# DATA

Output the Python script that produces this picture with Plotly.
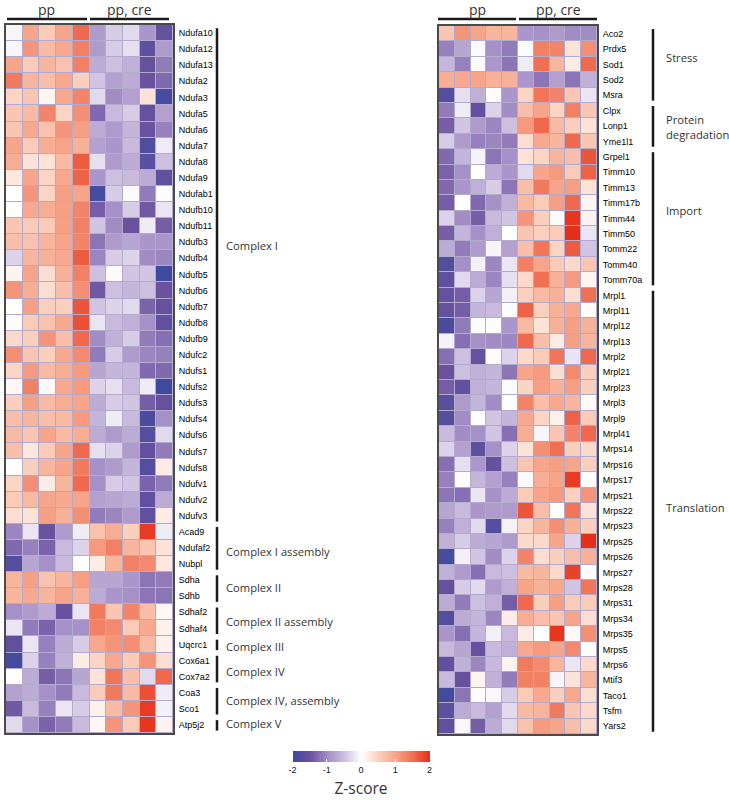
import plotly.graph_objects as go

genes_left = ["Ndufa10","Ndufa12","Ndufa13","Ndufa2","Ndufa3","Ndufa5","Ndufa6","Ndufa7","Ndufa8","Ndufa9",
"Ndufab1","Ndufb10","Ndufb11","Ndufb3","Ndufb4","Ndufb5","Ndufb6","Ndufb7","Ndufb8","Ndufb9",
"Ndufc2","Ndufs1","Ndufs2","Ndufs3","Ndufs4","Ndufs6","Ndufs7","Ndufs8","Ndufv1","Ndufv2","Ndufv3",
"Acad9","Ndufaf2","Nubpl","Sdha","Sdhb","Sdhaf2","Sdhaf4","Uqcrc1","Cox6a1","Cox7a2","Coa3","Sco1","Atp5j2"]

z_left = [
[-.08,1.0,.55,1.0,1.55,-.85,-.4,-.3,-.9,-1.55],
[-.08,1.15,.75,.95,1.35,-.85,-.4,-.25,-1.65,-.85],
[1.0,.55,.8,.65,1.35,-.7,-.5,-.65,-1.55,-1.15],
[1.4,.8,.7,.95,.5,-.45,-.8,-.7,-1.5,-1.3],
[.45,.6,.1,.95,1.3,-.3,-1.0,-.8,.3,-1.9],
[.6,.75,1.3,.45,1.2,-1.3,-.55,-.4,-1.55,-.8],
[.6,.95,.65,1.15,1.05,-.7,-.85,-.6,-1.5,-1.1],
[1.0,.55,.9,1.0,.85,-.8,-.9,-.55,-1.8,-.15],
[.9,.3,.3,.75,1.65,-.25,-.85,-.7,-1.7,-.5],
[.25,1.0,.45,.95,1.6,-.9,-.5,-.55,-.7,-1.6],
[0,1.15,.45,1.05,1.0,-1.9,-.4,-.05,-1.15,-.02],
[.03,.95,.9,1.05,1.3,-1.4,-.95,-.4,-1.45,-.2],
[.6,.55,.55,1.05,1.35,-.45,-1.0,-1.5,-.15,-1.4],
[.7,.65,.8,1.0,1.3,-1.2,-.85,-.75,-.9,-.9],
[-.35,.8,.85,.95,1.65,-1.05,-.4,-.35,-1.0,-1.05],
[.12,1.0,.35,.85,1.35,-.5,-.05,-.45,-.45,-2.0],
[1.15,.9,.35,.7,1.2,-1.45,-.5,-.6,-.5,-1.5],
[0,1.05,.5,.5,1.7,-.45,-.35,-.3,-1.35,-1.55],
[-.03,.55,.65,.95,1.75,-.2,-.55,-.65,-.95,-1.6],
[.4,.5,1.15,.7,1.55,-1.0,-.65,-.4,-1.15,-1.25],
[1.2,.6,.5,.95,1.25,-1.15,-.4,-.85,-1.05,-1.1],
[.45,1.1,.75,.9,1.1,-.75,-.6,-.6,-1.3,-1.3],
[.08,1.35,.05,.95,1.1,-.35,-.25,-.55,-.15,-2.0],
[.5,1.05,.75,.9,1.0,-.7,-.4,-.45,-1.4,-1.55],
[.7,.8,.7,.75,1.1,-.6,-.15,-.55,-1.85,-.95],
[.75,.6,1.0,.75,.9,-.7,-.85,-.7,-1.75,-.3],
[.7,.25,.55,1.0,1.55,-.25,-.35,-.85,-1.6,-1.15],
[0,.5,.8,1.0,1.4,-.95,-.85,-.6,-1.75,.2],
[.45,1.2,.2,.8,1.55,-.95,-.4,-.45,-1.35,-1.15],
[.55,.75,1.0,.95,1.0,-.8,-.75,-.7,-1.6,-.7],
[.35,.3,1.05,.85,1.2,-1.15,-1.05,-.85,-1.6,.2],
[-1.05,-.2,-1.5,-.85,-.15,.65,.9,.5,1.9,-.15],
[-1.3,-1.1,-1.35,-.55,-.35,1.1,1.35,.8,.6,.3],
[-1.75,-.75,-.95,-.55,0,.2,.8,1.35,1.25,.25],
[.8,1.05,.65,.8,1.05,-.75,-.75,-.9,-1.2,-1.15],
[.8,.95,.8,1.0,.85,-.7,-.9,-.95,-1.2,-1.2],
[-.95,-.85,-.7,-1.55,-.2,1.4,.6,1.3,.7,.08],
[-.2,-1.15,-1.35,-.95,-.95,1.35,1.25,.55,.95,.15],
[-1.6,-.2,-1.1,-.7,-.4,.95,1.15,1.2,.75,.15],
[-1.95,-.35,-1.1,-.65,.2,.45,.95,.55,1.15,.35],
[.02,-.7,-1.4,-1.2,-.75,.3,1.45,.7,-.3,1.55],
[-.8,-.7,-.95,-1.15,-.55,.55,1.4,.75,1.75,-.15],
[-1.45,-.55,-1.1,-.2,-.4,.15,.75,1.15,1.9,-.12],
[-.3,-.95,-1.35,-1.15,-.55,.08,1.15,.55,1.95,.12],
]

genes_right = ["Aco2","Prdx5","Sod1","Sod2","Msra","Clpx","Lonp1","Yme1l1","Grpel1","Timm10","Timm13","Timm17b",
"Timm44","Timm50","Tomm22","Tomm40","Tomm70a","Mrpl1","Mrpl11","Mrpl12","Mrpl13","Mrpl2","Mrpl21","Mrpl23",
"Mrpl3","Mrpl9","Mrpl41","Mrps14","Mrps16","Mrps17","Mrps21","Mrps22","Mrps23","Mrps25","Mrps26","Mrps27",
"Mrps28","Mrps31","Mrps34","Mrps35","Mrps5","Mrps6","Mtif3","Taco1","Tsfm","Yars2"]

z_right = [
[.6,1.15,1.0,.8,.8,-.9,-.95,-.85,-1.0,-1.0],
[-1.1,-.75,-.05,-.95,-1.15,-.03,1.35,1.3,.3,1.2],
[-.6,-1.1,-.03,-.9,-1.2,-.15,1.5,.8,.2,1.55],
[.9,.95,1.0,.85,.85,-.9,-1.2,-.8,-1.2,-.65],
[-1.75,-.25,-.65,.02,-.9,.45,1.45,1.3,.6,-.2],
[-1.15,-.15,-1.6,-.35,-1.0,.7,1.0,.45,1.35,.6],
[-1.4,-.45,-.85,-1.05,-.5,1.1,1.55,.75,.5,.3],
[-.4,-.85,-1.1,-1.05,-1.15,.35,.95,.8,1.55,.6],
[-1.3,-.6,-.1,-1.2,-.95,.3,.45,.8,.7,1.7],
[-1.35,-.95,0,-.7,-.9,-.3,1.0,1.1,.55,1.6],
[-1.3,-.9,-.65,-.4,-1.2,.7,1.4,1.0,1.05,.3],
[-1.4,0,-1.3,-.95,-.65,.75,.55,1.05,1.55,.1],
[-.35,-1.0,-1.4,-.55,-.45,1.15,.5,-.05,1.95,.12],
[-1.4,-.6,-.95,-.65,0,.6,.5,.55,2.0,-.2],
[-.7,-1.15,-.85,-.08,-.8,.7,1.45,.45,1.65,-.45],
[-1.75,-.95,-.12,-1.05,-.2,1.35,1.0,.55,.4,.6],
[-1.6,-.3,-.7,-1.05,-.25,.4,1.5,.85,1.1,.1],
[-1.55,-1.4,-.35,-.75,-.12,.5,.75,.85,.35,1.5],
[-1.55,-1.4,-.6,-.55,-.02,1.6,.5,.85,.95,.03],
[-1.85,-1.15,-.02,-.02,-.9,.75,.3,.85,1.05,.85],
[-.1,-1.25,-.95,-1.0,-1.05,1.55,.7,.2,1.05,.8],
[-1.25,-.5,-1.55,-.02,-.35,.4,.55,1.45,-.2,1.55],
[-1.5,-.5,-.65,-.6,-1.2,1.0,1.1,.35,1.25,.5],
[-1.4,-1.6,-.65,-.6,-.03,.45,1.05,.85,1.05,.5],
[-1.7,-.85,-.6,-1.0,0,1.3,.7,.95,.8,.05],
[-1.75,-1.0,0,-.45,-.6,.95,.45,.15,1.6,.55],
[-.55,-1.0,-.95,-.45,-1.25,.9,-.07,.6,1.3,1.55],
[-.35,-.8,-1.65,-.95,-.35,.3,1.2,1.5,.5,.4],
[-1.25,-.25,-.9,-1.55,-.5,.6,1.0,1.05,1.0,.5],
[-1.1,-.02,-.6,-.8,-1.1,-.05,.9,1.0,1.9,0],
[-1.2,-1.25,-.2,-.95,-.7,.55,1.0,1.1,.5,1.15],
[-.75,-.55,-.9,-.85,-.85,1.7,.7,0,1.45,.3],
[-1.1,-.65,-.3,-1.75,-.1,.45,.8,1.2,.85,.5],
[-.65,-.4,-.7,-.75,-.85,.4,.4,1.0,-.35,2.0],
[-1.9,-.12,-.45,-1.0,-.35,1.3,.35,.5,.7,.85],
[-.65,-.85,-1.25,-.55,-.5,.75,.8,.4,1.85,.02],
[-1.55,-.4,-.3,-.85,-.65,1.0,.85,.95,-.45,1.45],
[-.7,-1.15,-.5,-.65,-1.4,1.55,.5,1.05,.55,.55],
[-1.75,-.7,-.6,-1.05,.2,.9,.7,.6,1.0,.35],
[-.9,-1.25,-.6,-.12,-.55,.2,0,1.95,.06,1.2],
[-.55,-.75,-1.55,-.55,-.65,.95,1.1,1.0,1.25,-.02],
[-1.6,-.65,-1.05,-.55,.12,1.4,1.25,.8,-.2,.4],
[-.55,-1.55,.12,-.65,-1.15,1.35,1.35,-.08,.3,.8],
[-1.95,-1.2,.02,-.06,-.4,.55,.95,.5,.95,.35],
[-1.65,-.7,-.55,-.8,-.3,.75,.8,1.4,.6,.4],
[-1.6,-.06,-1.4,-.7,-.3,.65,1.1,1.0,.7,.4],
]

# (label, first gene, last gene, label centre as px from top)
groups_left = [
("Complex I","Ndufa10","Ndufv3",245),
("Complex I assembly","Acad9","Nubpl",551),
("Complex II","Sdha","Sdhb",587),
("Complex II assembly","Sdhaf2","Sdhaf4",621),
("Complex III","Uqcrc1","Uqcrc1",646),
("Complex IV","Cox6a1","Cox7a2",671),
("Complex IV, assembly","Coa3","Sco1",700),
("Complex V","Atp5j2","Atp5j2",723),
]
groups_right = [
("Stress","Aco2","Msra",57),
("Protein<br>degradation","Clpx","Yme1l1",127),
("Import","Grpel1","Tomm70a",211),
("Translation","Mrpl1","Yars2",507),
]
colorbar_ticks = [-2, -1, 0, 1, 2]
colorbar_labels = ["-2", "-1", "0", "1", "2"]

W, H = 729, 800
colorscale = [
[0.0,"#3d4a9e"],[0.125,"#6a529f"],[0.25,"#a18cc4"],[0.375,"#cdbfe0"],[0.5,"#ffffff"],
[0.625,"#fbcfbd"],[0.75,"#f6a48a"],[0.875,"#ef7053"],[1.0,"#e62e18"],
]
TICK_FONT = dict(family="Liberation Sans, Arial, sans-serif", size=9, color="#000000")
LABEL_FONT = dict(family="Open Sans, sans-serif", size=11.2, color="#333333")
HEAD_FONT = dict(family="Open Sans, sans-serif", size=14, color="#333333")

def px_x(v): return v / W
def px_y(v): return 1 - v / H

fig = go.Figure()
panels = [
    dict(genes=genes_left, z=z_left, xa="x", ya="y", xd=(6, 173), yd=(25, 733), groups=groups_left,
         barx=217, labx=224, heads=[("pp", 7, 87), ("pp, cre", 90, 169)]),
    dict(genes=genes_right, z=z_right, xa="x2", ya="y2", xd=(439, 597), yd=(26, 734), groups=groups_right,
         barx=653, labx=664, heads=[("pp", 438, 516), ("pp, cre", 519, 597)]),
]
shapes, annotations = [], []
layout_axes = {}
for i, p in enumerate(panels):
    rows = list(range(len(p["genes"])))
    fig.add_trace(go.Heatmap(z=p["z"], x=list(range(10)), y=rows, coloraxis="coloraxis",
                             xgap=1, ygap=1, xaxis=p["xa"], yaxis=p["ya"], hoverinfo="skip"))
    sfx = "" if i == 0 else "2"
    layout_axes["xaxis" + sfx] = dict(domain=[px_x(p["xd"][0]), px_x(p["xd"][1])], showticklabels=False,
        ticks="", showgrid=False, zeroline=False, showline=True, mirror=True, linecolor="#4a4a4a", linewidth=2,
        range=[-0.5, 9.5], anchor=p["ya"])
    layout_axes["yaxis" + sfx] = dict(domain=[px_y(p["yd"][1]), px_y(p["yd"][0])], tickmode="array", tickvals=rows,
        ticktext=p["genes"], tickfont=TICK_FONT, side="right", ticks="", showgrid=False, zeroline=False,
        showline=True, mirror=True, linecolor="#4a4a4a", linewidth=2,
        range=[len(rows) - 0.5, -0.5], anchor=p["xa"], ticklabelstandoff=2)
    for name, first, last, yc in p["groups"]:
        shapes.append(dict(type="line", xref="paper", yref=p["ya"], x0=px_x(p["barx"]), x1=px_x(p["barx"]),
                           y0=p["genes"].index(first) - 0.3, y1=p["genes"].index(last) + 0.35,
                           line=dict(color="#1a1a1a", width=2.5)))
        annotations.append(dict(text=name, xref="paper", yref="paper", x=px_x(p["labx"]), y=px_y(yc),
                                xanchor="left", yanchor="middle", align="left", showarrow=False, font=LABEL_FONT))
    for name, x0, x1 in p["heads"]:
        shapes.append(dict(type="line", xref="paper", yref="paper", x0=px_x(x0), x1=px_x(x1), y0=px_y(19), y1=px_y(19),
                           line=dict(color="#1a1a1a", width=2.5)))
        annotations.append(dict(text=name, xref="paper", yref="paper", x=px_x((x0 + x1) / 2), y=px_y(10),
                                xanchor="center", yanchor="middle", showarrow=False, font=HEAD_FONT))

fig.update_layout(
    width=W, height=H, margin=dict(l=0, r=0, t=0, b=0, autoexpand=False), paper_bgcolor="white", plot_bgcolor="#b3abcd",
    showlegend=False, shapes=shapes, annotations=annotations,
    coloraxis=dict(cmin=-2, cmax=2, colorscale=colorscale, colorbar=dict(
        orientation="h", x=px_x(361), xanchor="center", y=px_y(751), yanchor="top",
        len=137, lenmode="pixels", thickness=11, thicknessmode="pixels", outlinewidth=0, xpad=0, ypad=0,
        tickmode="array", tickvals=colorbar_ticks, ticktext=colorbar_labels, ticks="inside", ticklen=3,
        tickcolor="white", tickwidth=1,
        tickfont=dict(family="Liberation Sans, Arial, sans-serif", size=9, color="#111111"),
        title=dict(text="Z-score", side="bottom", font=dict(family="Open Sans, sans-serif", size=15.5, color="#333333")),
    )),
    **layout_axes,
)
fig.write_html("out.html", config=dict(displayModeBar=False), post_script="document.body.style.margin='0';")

# WHAT IS NEEDED
Repeat the listing above exactly from its first line to the line containing "import plotly.graph_objects as go", both included, and omit the pictures.

# EXPECTED ANSWER
Output the Python script that produces this picture with Plotly.
import plotly.graph_objects as go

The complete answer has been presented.